There will be some people like that hiding on here.

This forum being what it is though, everyone outwardly is the massive success who sees former friends who are now failures and so sneer at them
Seems to be a lot of ‘Strikers’ with plenty time on their hands….
 
It'sad how quickly life goes by, I remember me ma talking about her mates she grew up with but never saw much after leaving school etc. I remember thinking that'll never happen to me and my mates we'll always knock about etc. fast forward to your 40s and the same thing happened. Life just happens I keep in touch with maybe one or two of the lads I'd known since I were in primary school but the rest some I've not spoken too in 15 years or more. You go from pretty much knowing everything about someone spending most of your time with someone then just never seeing them much for years.

Life really does just happen and happens so fast, in my head I'm still the lad just about to leave school with my life ahead of me, in reality I'm hopeful 🤞already halfway through that life now. It is nice when you meet up though and it maybe years but you slip straight back into where you left off, everyone's just alittle fatter and older.
 
Don’t keep intouch with anyone from school now.
If I see them I’ll always stop and talk and have a bit crack etc.
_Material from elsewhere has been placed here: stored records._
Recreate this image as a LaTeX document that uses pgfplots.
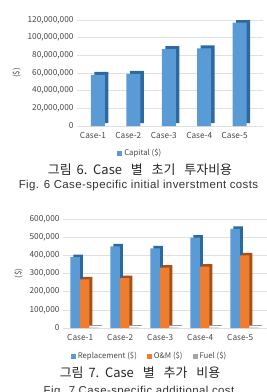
\documentclass[border=0pt]{standalone}
\usepackage{pgfplots}
\pgfplotsset{compat=1.18}
\usepackage{fontspec}
\setmainfont{Liberation Sans}
\newfontfamily\kr{Noto Sans CJK KR}
\newfontfamily\figfont[LetterSpace=3.5]{Liberation Sans}
\definecolor{cblue}{RGB}{91,155,213}
\definecolor{cblueD}{RGB}{46,104,160}
\definecolor{corange}{RGB}{237,125,49}
\definecolor{corangeD}{RGB}{168,80,22}
\definecolor{cgray}{RGB}{165,165,165}
\definecolor{cgrayD}{RGB}{105,105,105}
\definecolor{ticktext}{RGB}{70,70,70}
\pgfplotsset{
  mystyle/.style={
    scale only axis,
    axis line style={draw=none},
    major tick length=0pt,
    ymajorgrids,
    grid style={draw=black!12, line width=0.6pt},
    ymin=0,
    scaled y ticks=false,
    tick label style={font=\kr\fontsize{8.3}{9}\selectfont, text=ticktext},
    yticklabel style={/pgf/number format/fixed, /pgf/number format/1000 sep={,}, /pgf/number format/assume math mode=true},
    xticklabel style={yshift=-2.5bp},
    xtick={0,1,2,3,4},
    xticklabels={Case-1,Case-2,Case-3,Case-4,Case-5},
    ylabel={(\$)},
    ylabel style={font=\kr\fontsize{8}{9}\selectfont, text=ticktext},
    legend style={draw=none, fill=none, legend columns=-1, font=\kr\fontsize{7.8}{9}\selectfont, text=ticktext,
      /tikz/every even column/.append style={column sep=8bp}},
  },
  sq legend/.style={legend image code/.code={\fill[##1] (0bp,-2.5bp) rectangle (5bp,2.5bp);}},
}
\begin{document}
\begin{tikzpicture}
\path[use as bounding box] (0bp,0bp) rectangle (267bp,-392bp);
% ---------- Chart 1 ----------
\begin{axis}[mystyle,
  at={(77bp,-126bp)}, anchor=south west,
  width=186bp, height=106bp,
  xmin=-0.45, xmax=4.8,
  ymax=120000000,
  ytick={0,20000000,40000000,60000000,80000000,100000000,120000000},
  ybar, bar width=14bp, sq legend,
  legend style={at={(axis description cs:0.34,-0.255)}, anchor=center},
]
\addplot[forget plot, fill=cblueD, draw=none, bar shift=5bp, xshift=3.5bp, yshift=3bp]
  coordinates {(0,58000000) (1,59000000) (2,87000000) (3,88000000) (4,117000000)};
\addplot[fill=cblue, draw=none, bar shift=5bp]
  coordinates {(0,58000000) (1,59000000) (2,87000000) (3,88000000) (4,117000000)};
\addlegendentry{Capital (\$)}
\end{axis}
\node[font=\kr\fontsize{13}{15}\selectfont, text=black!85] at (140bp,-170bp) {그림\hspace{2bp} 6.\ \ Case\hspace{6bp} 별\hspace{6bp} 초기\hspace{6bp} 투자비용};
\node[font=\figfont\fontsize{11.5}{13}\selectfont, text=black!80] at (138.5bp,-186bp) {Fig. 6 Case-specific initial inverstment costs};
% ---------- Chart 2 ----------
\begin{axis}[mystyle,
  at={(63bp,-328bp)}, anchor=south west,
  width=206bp, height=109bp,
  xmin=-0.43, xmax=4.72,
  ymax=600000,
  ytick={0,100000,200000,300000,400000,500000,600000},
  ybar, bar width=9.5bp, sq legend,
  legend style={at={(axis description cs:0.42,-0.26)}, anchor=center},
]
\addplot[forget plot, fill=cblueD, draw=none, bar shift=-5bp, xshift=3bp, yshift=2.5bp]
  coordinates {(0,390000) (1,450000) (2,438000) (3,498000) (4,545000)};
\addplot[forget plot, fill=corangeD, draw=none, bar shift=4.5bp, xshift=3bp, yshift=2.5bp]
  coordinates {(0,268000) (1,275000) (2,332000) (3,338000) (4,400000)};
\addplot[forget plot, fill=cgrayD, draw=none, bar shift=14bp, xshift=3bp, yshift=2.5bp]
  coordinates {(0,2000) (1,2000) (2,2000) (3,2000) (4,2000)};
\addplot[fill=cblue, draw=none, bar shift=-5bp]
  coordinates {(0,390000) (1,450000) (2,438000) (3,498000) (4,545000)};
\addlegendentry{Replacement (\$)}
\addplot[fill=corange, draw=none, bar shift=4.5bp]
  coordinates {(0,268000) (1,275000) (2,332000) (3,338000) (4,400000)};
\addlegendentry{O\&M (\$)}
\addplot[fill=cgray, draw=none, bar shift=14bp]
  coordinates {(0,2000) (1,2000) (2,2000) (3,2000) (4,2000)};
\addlegendentry{Fuel (\$)}
\end{axis}
\node[font=\kr\fontsize{13}{15}\selectfont, text=black!85] at (140bp,-373bp) {그림\hspace{2bp} 7.\ \ Case\hspace{6bp} 별\hspace{6bp} 추가\hspace{6bp} 비용};
\node[font=\figfont\fontsize{11.5}{13}\selectfont, text=black!80, anchor=base] at (139bp,-394bp) {Fig. 7 Case-specific additional cost};
\end{tikzpicture}
\end{document}
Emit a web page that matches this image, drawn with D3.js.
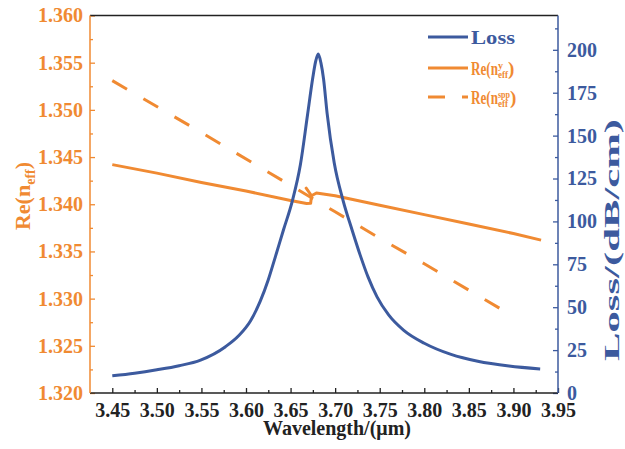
<!DOCTYPE html>
<html><head><meta charset="utf-8">
<script src="https://cdn.jsdelivr.net/npm/d3@7/dist/d3.min.js"></script>
<style>
html,body{margin:0;padding:0;background:#fff;}
svg{display:block;font-family:"Liberation Serif","Times New Roman",serif;font-weight:bold;}
</style></head>
<body><svg id="c" width="625" height="449"></svg>
<script>
// ---- data ----
const lossWavelength = [3.450,3.475,3.500,3.525,3.549,3.577,3.592,3.605,3.616,3.625,3.633,3.642,3.652,3.661,3.669,3.675,3.678,3.681,
  3.684,3.687,3.691,3.699,3.709,3.719,3.728,3.737,3.747,3.760,3.777,3.800,3.830,3.860,3.895,3.930];
const lossValues = [10.0,11.5,13.5,15.9,19.2,27.0,33.5,42.0,53.5,66.0,79.5,95.0,112.0,133.0,162.0,184.0,193.0,197.5,
  192.5,183.0,163.0,134.0,112.0,95.0,80.5,67.5,56.0,45.5,36.5,29.0,22.5,18.5,15.7,14.0];

const yModeWavelength = [3.450,3.500,3.550,3.600,3.650,3.668,3.6725,3.6735,3.6675,3.6735,3.679,3.700,3.750,3.800,3.850,3.900,3.931];
const yModeNeff = [1.3442,1.3433,1.3423,1.3414,1.3404,1.34007,1.3401,1.3409,1.3417,1.3409,1.3412,1.3409,1.3399,1.3389,1.3379,1.3369,1.3362];

const sppWavelength = [3.450,3.550,3.650,3.700,3.750,3.800,3.850,3.893];
const sppNeff = [1.3531,1.3476,1.3420,1.3392,1.3364,1.3337,1.3309,1.3285];

const xTickValues = [3.45,3.50,3.55,3.60,3.65,3.70,3.75,3.80,3.85,3.90,3.95];
const leftTickValues = [1.320,1.325,1.330,1.335,1.340,1.345,1.350,1.355,1.360];
const rightTickValues = [0,25,50,75,100,125,150,175,200];

// ---- styles ----
const ORANGE = "#f08a32", BLUE = "#3c5a9e", BLACK = "#222";
const L = 90, R = 558, T = 15.5, B = 393;

const svg = d3.select("#c");
const x = d3.scaleLinear().domain([3.425,3.95]).range([L,R]);
const yL = d3.scaleLinear().domain([1.32,1.36]).range([B,T]);
const yR = d3.scaleLinear().domain([0,220]).range([B,T]);

// minor ticks
const xMinor = xTickValues.slice(0,-1).map(v=>+(v+0.025).toFixed(3));
const lMinor = leftTickValues.slice(0,-1).map(v=>+(v+0.0025).toFixed(4));
const rMinor = rightTickValues.map(v=>v+12.5);

function styleAxis(g,color){
  g.select(".domain").remove();
  g.selectAll("line").attr("stroke",color).attr("stroke-width",1.3);
  g.selectAll("text").attr("fill",color).style("font-size","20px").style("font-family",'"Liberation Serif","Times New Roman",serif').style("font-weight","bold");
}

// bottom
svg.append("g").attr("transform",`translate(0,${B})`)
  .call(d3.axisBottom(x).tickValues(xTickValues).tickSize(-5).tickPadding(10).tickFormat(d3.format(".2f")))
  .call(g=>styleAxis(g,BLACK));
svg.append("g").attr("transform",`translate(0,${B})`)
  .call(d3.axisBottom(x).tickValues(xMinor).tickSize(-3).tickFormat(""))
  .call(g=>styleAxis(g,BLACK));
// left
svg.append("g").attr("transform",`translate(${L},0)`)
  .call(d3.axisLeft(yL).tickValues(leftTickValues).tickSize(-5).tickPadding(7).tickFormat(d3.format(".3f")))
  .call(g=>styleAxis(g,ORANGE));
svg.append("g").attr("transform",`translate(${L},0)`)
  .call(d3.axisLeft(yL).tickValues(lMinor).tickSize(-3).tickFormat(""))
  .call(g=>styleAxis(g,ORANGE));
// right
svg.append("g").attr("transform",`translate(${R},0)`)
  .call(d3.axisRight(yR).tickValues(rightTickValues).tickSize(-5).tickPadding(9).tickFormat(d3.format("d")))
  .call(g=>styleAxis(g,BLUE));
svg.append("g").attr("transform",`translate(${R},0)`)
  .call(d3.axisRight(yR).tickValues(rMinor).tickSize(-3).tickFormat(""))
  .call(g=>styleAxis(g,BLUE));

// frame
svg.append("line").attr("x1",L).attr("x2",R).attr("y1",T).attr("y2",T).attr("stroke",BLACK).attr("stroke-width",1.5);
svg.append("line").attr("x1",L).attr("x2",R).attr("y1",B).attr("y2",B).attr("stroke",BLACK).attr("stroke-width",1.5);
svg.append("line").attr("x1",L).attr("x2",L).attr("y1",T).attr("y2",B).attr("stroke",ORANGE).attr("stroke-width",1.5);
svg.append("line").attr("x1",R).attr("x2",R).attr("y1",T).attr("y2",B).attr("stroke",BLUE).attr("stroke-width",1.5);

// series
const lossData = lossWavelength.map((w,i)=>[w,lossValues[i]]);
const yData = yModeWavelength.map((w,i)=>[w,yModeNeff[i]]);
const sppData = sppWavelength.map((w,i)=>[w,sppNeff[i]]);

svg.append("path").datum(sppData)
  .attr("d",d3.line().x(d=>x(d[0])).y(d=>yL(d[1])))
  .attr("fill","none").attr("stroke",ORANGE).attr("stroke-width",3).attr("stroke-dasharray","17,19");
svg.append("path").datum(yData)
  .attr("d",d3.line().x(d=>x(d[0])).y(d=>yL(d[1])))
  .attr("fill","none").attr("stroke",ORANGE).attr("stroke-width",3).attr("stroke-linejoin","round");
svg.append("path").datum(lossData)
  .attr("d",d3.line().curve(d3.curveMonotoneX).x(d=>x(d[0])).y(d=>yR(d[1])))
  .attr("fill","none").attr("stroke",BLUE).attr("stroke-width",3);

// axis titles
const lt = svg.append("text").attr("transform","translate(30,196) rotate(-90)").attr("text-anchor","middle")
  .attr("fill",ORANGE).style("font-size","22px");
lt.append("tspan").text("Re(n");
lt.append("tspan").text("eff").style("font-size","14px").attr("dy",5);
lt.append("tspan").text(")").attr("dy",-5);

svg.append("text").attr("transform","translate(619,240) rotate(-90)").attr("x",-121)
  .attr("textLength",242).attr("lengthAdjust","spacingAndGlyphs")
  .attr("fill",BLUE).style("font-size","21px").text("Loss/(dB/cm)");

svg.append("text").attr("x",337).attr("y",435).attr("text-anchor","middle")
  .attr("fill",BLACK).style("font-size","20px").text("Wavelength/(\u03bcm)");

// legend
const lg = svg.append("g");
const rows = [
  {y:37, color:BLUE, dash:null, main:"Loss"},
  {y:68, color:ORANGE, dash:null, main:"Re(n", sub:"eff", sup:"y"},
  {y:97, color:ORANGE, dash:"17,17", main:"Re(n", sub:"eff", sup:"spp"}
];
const TX = 471;
rows.forEach(r=>{
  lg.append("line").attr("x1",428).attr("x2",468).attr("y1",r.y).attr("y2",r.y)
    .attr("stroke",r.color).attr("stroke-width",3).attr("stroke-dasharray",r.dash);
  if(!r.sub){
    lg.append("text").attr("x",TX).attr("y",r.y+7).attr("fill",r.color).style("font-size","19px")
      .attr("textLength",44).attr("lengthAdjust","spacingAndGlyphs").text(r.main);
  } else {
    lg.append("text").attr("x",TX).attr("y",r.y+7).attr("fill",r.color).style("font-size","19px")
      .attr("textLength",27).attr("lengthAdjust","spacingAndGlyphs").text(r.main);
    const s1 = lg.append("text").attr("x",TX+27).attr("y",r.y+10).attr("fill",r.color).style("font-size","11px")
      .attr("textLength",10).attr("lengthAdjust","spacingAndGlyphs").text(r.sub);
    const sw = r.sup.length > 1 ? 12 : 5;
    lg.append("text").attr("x",TX+27).attr("y",r.y+1).attr("fill",r.color).style("font-size","11px")
      .attr("textLength",sw).attr("lengthAdjust","spacingAndGlyphs").text(r.sup);
    const w2 = Math.max(10, sw);
    lg.append("text").attr("x",TX+27+w2).attr("y",r.y+7).attr("fill",r.color).style("font-size","19px").text(")");
  }
});
</script></body></html>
I think in life you find people along the way who on your level and your comfortable with that.


Wouldn’t want to be in contact with old mates from school now tbh, that life has passed.


What I think is crap is lads who have had the same bunch of mates since school and are very protective and militant of that group. Any outsider who might be on the fringes is sharply ostracised. Mental.
It’s generally lads who have very sheltered lives.